▶ _GIVEN REQUEST_
Return each line of the data below verbatim; pictures are to be left out.

Plotting code records

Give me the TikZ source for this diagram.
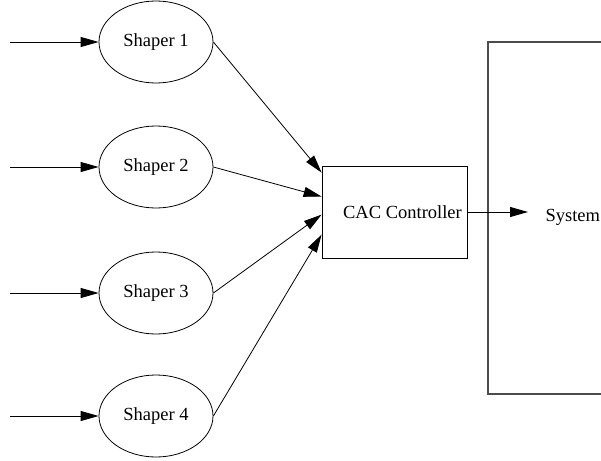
\documentclass[tikz,border=0pt]{standalone}
\usepackage{fontspec}
\setmainfont{Liberation Serif}
\usetikzlibrary{arrows.meta,shapes.geometric,calc}
\begin{document}
\begin{tikzpicture}[x=1pt,y=-1pt,
  txt/.style={font=\fontsize{18.5}{22}\selectfont},
  shaper/.style={draw, ellipse, line width=0.8pt, minimum width=114pt, minimum height=82pt, inner sep=0pt, txt},
  ctrl/.style={draw, rectangle, line width=0.8pt, minimum width=145pt, minimum height=92pt, inner sep=0pt},
  frame/.style={draw=black!70, line width=1.1pt},
  arr/.style={line width=0.8pt, -{Triangle[length=18pt,width=10pt]}}]
  \useasboundingbox (0,0) rectangle (601,460);
  \clip (0,0) rectangle (601,460);

  % outer system frame, running off the right edge
  \draw[frame] (640,42) -- (488,42) -- (488,394) -- (640,394);

  % traffic shapers
  \node[shaper] (s1) at (156,42)  {Shaper 1};
  \node[shaper] (s2) at (156,167) {Shaper 2};
  \node[shaper] (s3) at (156,293) {Shaper 3};
  \node[shaper] (s4) at (156,416) {Shaper 4};

  % admission controller, its caption set a little right of centre
  \node[ctrl] (cac) at (394.5,212) {};
  \node[txt] (cactext) at ([xshift=8pt]cac.center) {CAC Controller};
  \node[txt, anchor=west] (sys) at (542,217) {System};

  % incoming flows
  \coordinate (i1) at (10,42);
  \coordinate (i2) at (10,167);
  \coordinate (i3) at (10,293);
  \coordinate (i4) at (10,416);
  \draw[arr] (i1) -- (s1);
  \draw[arr] (i2) -- (s2);
  \draw[arr] (i3) -- (s3);
  \draw[arr] (i4) -- (s4);

  % shapers into the controller
  \draw[arr] (s1.east) -- ($(cac.north west)+(0,7)$);
  \draw[arr] (s2.east) -- ($(cac.north west)+(0,31)$);
  \draw[arr] (s3.east) -- ($(cac.north west)+(0,49)$);
  \draw[arr] (s4.east) -- ($(cac.north west)+(0,69)$);

  % controller output
  \coordinate (out) at (528,212);
  \draw[arr] (cac.east) -- (out);
\end{tikzpicture}
\end{document}
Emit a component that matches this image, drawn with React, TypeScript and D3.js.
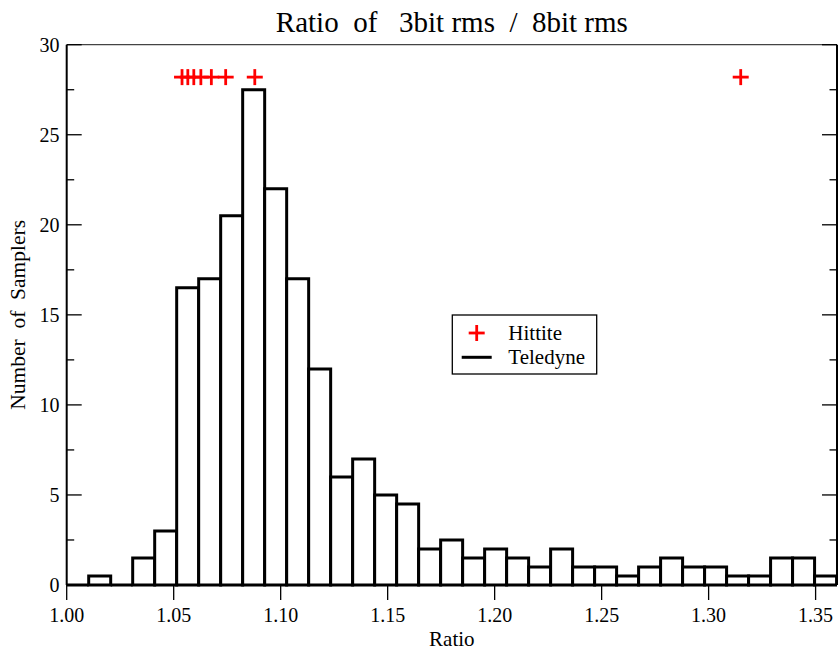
import React from "react";
import * as d3 from "d3";

const binStart = 1.0;
const binWidth = 0.01028;
const teledyneCounts = [
  0, 0.5, 0, 1.5, 3, 16.5, 17, 20.5, 27.5, 22, 17, 12, 6, 7, 5, 4.5, 2, 2.5,
  1.5, 2, 1.5, 1, 2, 1, 1, 0.5, 1, 1.5, 1, 1, 0.5, 0.5, 1.5, 1.5, 0.5,
];
const hittiteX = [1.0539, 1.0566, 1.0594, 1.0627, 1.0676, 1.0743, 1.0879, 1.315];
const hittiteY = 28.2;
const xTicks = [1.0, 1.05, 1.1, 1.15, 1.2, 1.25, 1.3, 1.35];
const yMajor = [0, 5, 10, 15, 20, 25, 30];
const yMinor = [2.5, 7.5, 12.5, 17.5, 22.5, 27.5];

const W = 838;
const H = 654;
const FONT = "'Liberation Serif', 'Times New Roman', serif";

export default function App() {
  const x = d3.scaleLinear().domain([1.0, 1.36]).range([66.7, 837]);
  const y = d3.scaleLinear().domain([0, 30]).range([585, 44.7]);
  const [x0, x1] = x.range();
  const [y0, y1] = y.range();
  const fmt = d3.format(".2f");

  const cross = (cx: number, cy: number, key: string) => (
    <g key={key} stroke="#ff0000" strokeWidth={2.8}>
      <line x1={cx - 8} x2={cx + 8} y1={cy} y2={cy} />
      <line x1={cx} x2={cx} y1={cy - 8} y2={cy + 8} />
    </g>
  );

  return (
    <svg
      width={W}
      height={H}
      style={{ position: "absolute", left: 0, top: 0, background: "#fff" }}
      fontFamily={FONT}
    >
      <defs>
        <clipPath id="plotclip">
          <rect x={x0 - 3} y={y1} width={x1 - x0 + 3} height={y0 - y1 + 3} />
        </clipPath>
      </defs>
      <rect x={0} y={0} width={W} height={H} fill="#fff" />
      <text x={(x0 + x1) / 2} y={31.5} textAnchor="middle" fontSize={29} style={{ whiteSpace: "pre" }}>
        {"Ratio  of   3bit rms  /  8bit rms"}
      </text>

      {/* histogram */}
      <g clipPath="url(#plotclip)">
        {teledyneCounts.map((c, i) => {
          const a = x(binStart + i * binWidth);
          const b = x(binStart + (i + 1) * binWidth);
          const t = y(c);
          return (
            <path
              key={i}
              d={`M${a},${y0}V${t}H${b}V${y0}Z`}
              fill="#fff"
              stroke="#000"
              strokeWidth={3}
              strokeLinejoin="miter"
            />
          );
        })}
      </g>

      {/* frame */}
      <g stroke="#000" strokeWidth={1.5} fill="none">
        <line x1={x0} x2={x1} y1={y0} y2={y0} />
        <line x1={x0} x2={x1} y1={y1} y2={y1} strokeWidth={1.2} stroke="#444" />
        <line x1={x0} x2={x0} y1={y0} y2={y1} strokeWidth={2} />
        <line x1={x1} x2={x1} y1={y0} y2={y1} strokeWidth={2} />
      </g>

      {/* x ticks */}
      <g>
        {xTicks.map((t) => (
          <g key={t}>
            <line x1={x(t)} x2={x(t)} y1={y0} y2={y0 + 15} stroke="#000" strokeWidth={1.3} />
            <text x={x(t)} y={622} textAnchor="middle" fontSize={20}>
              {fmt(t)}
            </text>
          </g>
        ))}
      </g>

      {/* y ticks */}
      <g>
        {yMajor.map((t) => (
          <g key={t}>
            <line x1={x0} x2={x0 + 15} y1={y(t)} y2={y(t)} stroke="#000" strokeWidth={1.3} />
            <line x1={x1} x2={x1 - 15} y1={y(t)} y2={y(t)} stroke="#000" strokeWidth={1.3} />
            <text x={59.5} y={y(t)} dy="0.34em" textAnchor="end" fontSize={20}>
              {t}
            </text>
          </g>
        ))}
        {yMinor.map((t) => (
          <g key={t}>
            <line x1={x0} x2={x0 + 7.5} y1={y(t)} y2={y(t)} stroke="#000" strokeWidth={1.3} />
            <line x1={x1} x2={x1 - 7.5} y1={y(t)} y2={y(t)} stroke="#000" strokeWidth={1.3} />
          </g>
        ))}
      </g>

      {/* axis labels */}
      <text x={(x0 + x1) / 2} y={645.5} textAnchor="middle" fontSize={21}>
        Ratio
      </text>
      <text
        transform={`translate(25,${(y0 + y1) / 2}) rotate(-90)`}
        textAnchor="middle"
        fontSize={21.5}
        style={{ whiteSpace: "pre" }}
      >
        {"Number  of  Samplers"}
      </text>

      {/* Hittite markers */}
      {hittiteX.map((v, i) => cross(x(v), y(hittiteY), "h" + i))}

      {/* legend */}
      <g>
        <rect x={452.3} y={315} width={144.4} height={59} fill="#fff" stroke="#000" strokeWidth={1.3} />
        {cross(476.7, 333, "leg")}
        <text x={508.3} y={339.5} fontSize={21}>
          Hittite
        </text>
        <line x1={461.7} x2={491.7} y1={357.3} y2={357.3} stroke="#000" strokeWidth={3} />
        <text x={508.3} y={363.5} fontSize={21}>
          Teledyne
        </text>
      </g>
    </svg>
  );
}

▶ _RESULT OF THIS TASK_
Give me the TikZ source for this diagram.
\documentclass[tikz,border=0pt]{standalone}
\usepackage{fontspec}
\setmainfont{Liberation Serif}
\usetikzlibrary{arrows.meta,shapes.geometric,calc}
\begin{document}
\begin{tikzpicture}[x=1pt,y=-1pt,
  txt/.style={font=\fontsize{18.5}{22}\selectfont},
  shaper/.style={draw, ellipse, line width=0.8pt, minimum width=114pt, minimum height=82pt, inner sep=0pt, txt},
  ctrl/.style={draw, rectangle, line width=0.8pt, minimum width=145pt, minimum height=92pt, inner sep=0pt},
  frame/.style={draw=black!70, line width=1.1pt},
  arr/.style={line width=0.8pt, -{Triangle[length=18pt,width=10pt]}}]
  \useasboundingbox (0,0) rectangle (601,460);
  \clip (0,0) rectangle (601,460);

  % outer system frame, running off the right edge
  \draw[frame] (640,42) -- (488,42) -- (488,394) -- (640,394);

  % traffic shapers
  \node[shaper] (s1) at (156,42)  {Shaper 1};
  \node[shaper] (s2) at (156,167) {Shaper 2};
  \node[shaper] (s3) at (156,293) {Shaper 3};
  \node[shaper] (s4) at (156,416) {Shaper 4};

  % admission controller, its caption set a little right of centre
  \node[ctrl] (cac) at (394.5,212) {};
  \node[txt] (cactext) at ([xshift=8pt]cac.center) {CAC Controller};
  \node[txt, anchor=west] (sys) at (542,217) {System};

  % incoming flows
  \coordinate (i1) at (10,42);
  \coordinate (i2) at (10,167);
  \coordinate (i3) at (10,293);
  \coordinate (i4) at (10,416);
  \draw[arr] (i1) -- (s1);
  \draw[arr] (i2) -- (s2);
  \draw[arr] (i3) -- (s3);
  \draw[arr] (i4) -- (s4);

  % shapers into the controller
  \draw[arr] (s1.east) -- ($(cac.north west)+(0,7)$);
  \draw[arr] (s2.east) -- ($(cac.north west)+(0,31)$);
  \draw[arr] (s3.east) -- ($(cac.north west)+(0,49)$);
  \draw[arr] (s4.east) -- ($(cac.north west)+(0,69)$);

  % controller output
  \coordinate (out) at (528,212);
  \draw[arr] (cac.east) -- (out);
\end{tikzpicture}
\end{document}
Emit a component that matches this image, drawn with React, TypeScript and D3.js.
import React from "react";
import * as d3 from "d3";

const binStart = 1.0;
const binWidth = 0.01028;
const teledyneCounts = [
  0, 0.5, 0, 1.5, 3, 16.5, 17, 20.5, 27.5, 22, 17, 12, 6, 7, 5, 4.5, 2, 2.5,
  1.5, 2, 1.5, 1, 2, 1, 1, 0.5, 1, 1.5, 1, 1, 0.5, 0.5, 1.5, 1.5, 0.5,
];
const hittiteX = [1.0539, 1.0566, 1.0594, 1.0627, 1.0676, 1.0743, 1.0879, 1.315];
const hittiteY = 28.2;
const xTicks = [1.0, 1.05, 1.1, 1.15, 1.2, 1.25, 1.3, 1.35];
const yMajor = [0, 5, 10, 15, 20, 25, 30];
const yMinor = [2.5, 7.5, 12.5, 17.5, 22.5, 27.5];

const W = 838;
const H = 654;
const FONT = "'Liberation Serif', 'Times New Roman', serif";

export default function App() {
  const x = d3.scaleLinear().domain([1.0, 1.36]).range([66.7, 837]);
  const y = d3.scaleLinear().domain([0, 30]).range([585, 44.7]);
  const [x0, x1] = x.range();
  const [y0, y1] = y.range();
  const fmt = d3.format(".2f");

  const cross = (cx: number, cy: number, key: string) => (
    <g key={key} stroke="#ff0000" strokeWidth={2.8}>
      <line x1={cx - 8} x2={cx + 8} y1={cy} y2={cy} />
      <line x1={cx} x2={cx} y1={cy - 8} y2={cy + 8} />
    </g>
  );

  return (
    <svg
      width={W}
      height={H}
      style={{ position: "absolute", left: 0, top: 0, background: "#fff" }}
      fontFamily={FONT}
    >
      <defs>
        <clipPath id="plotclip">
          <rect x={x0 - 3} y={y1} width={x1 - x0 + 3} height={y0 - y1 + 3} />
        </clipPath>
      </defs>
      <rect x={0} y={0} width={W} height={H} fill="#fff" />
      <text x={(x0 + x1) / 2} y={31.5} textAnchor="middle" fontSize={29} style={{ whiteSpace: "pre" }}>
        {"Ratio  of   3bit rms  /  8bit rms"}
      </text>

      {/* histogram */}
      <g clipPath="url(#plotclip)">
        {teledyneCounts.map((c, i) => {
          const a = x(binStart + i * binWidth);
          const b = x(binStart + (i + 1) * binWidth);
          const t = y(c);
          return (
            <path
              key={i}
              d={`M${a},${y0}V${t}H${b}V${y0}Z`}
              fill="#fff"
              stroke="#000"
              strokeWidth={3}
              strokeLinejoin="miter"
            />
          );
        })}
      </g>

      {/* frame */}
      <g stroke="#000" strokeWidth={1.5} fill="none">
        <line x1={x0} x2={x1} y1={y0} y2={y0} />
        <line x1={x0} x2={x1} y1={y1} y2={y1} strokeWidth={1.2} stroke="#444" />
        <line x1={x0} x2={x0} y1={y0} y2={y1} strokeWidth={2} />
        <line x1={x1} x2={x1} y1={y0} y2={y1} strokeWidth={2} />
      </g>

      {/* x ticks */}
      <g>
        {xTicks.map((t) => (
          <g key={t}>
            <line x1={x(t)} x2={x(t)} y1={y0} y2={y0 + 15} stroke="#000" strokeWidth={1.3} />
            <text x={x(t)} y={622} textAnchor="middle" fontSize={20}>
              {fmt(t)}
            </text>
          </g>
        ))}
      </g>

      {/* y ticks */}
      <g>
        {yMajor.map((t) => (
          <g key={t}>
            <line x1={x0} x2={x0 + 15} y1={y(t)} y2={y(t)} stroke="#000" strokeWidth={1.3} />
            <line x1={x1} x2={x1 - 15} y1={y(t)} y2={y(t)} stroke="#000" strokeWidth={1.3} />
            <text x={59.5} y={y(t)} dy="0.34em" textAnchor="end" fontSize={20}>
              {t}
            </text>
          </g>
        ))}
        {yMinor.map((t) => (
          <g key={t}>
            <line x1={x0} x2={x0 + 7.5} y1={y(t)} y2={y(t)} stroke="#000" strokeWidth={1.3} />
            <line x1={x1} x2={x1 - 7.5} y1={y(t)} y2={y(t)} stroke="#000" strokeWidth={1.3} />
          </g>
        ))}
      </g>

      {/* axis labels */}
      <text x={(x0 + x1) / 2} y={645.5} textAnchor="middle" fontSize={21}>
        Ratio
      </text>
      <text
        transform={`translate(25,${(y0 + y1) / 2}) rotate(-90)`}
        textAnchor="middle"
        fontSize={21.5}
        style={{ whiteSpace: "pre" }}
      >
        {"Number  of  Samplers"}
      </text>

      {/* Hittite markers */}
      {hittiteX.map((v, i) => cross(x(v), y(hittiteY), "h" + i))}

      {/* legend */}
      <g>
        <rect x={452.3} y={315} width={144.4} height={59} fill="#fff" stroke="#000" strokeWidth={1.3} />
        {cross(476.7, 333, "leg")}
        <text x={508.3} y={339.5} fontSize={21}>
          Hittite
        </text>
        <line x1={461.7} x2={491.7} y1={357.3} y2={357.3} stroke="#000" strokeWidth={3} />
        <text x={508.3} y={363.5} fontSize={21}>
          Teledyne
        </text>
      </g>
    </svg>
  );
}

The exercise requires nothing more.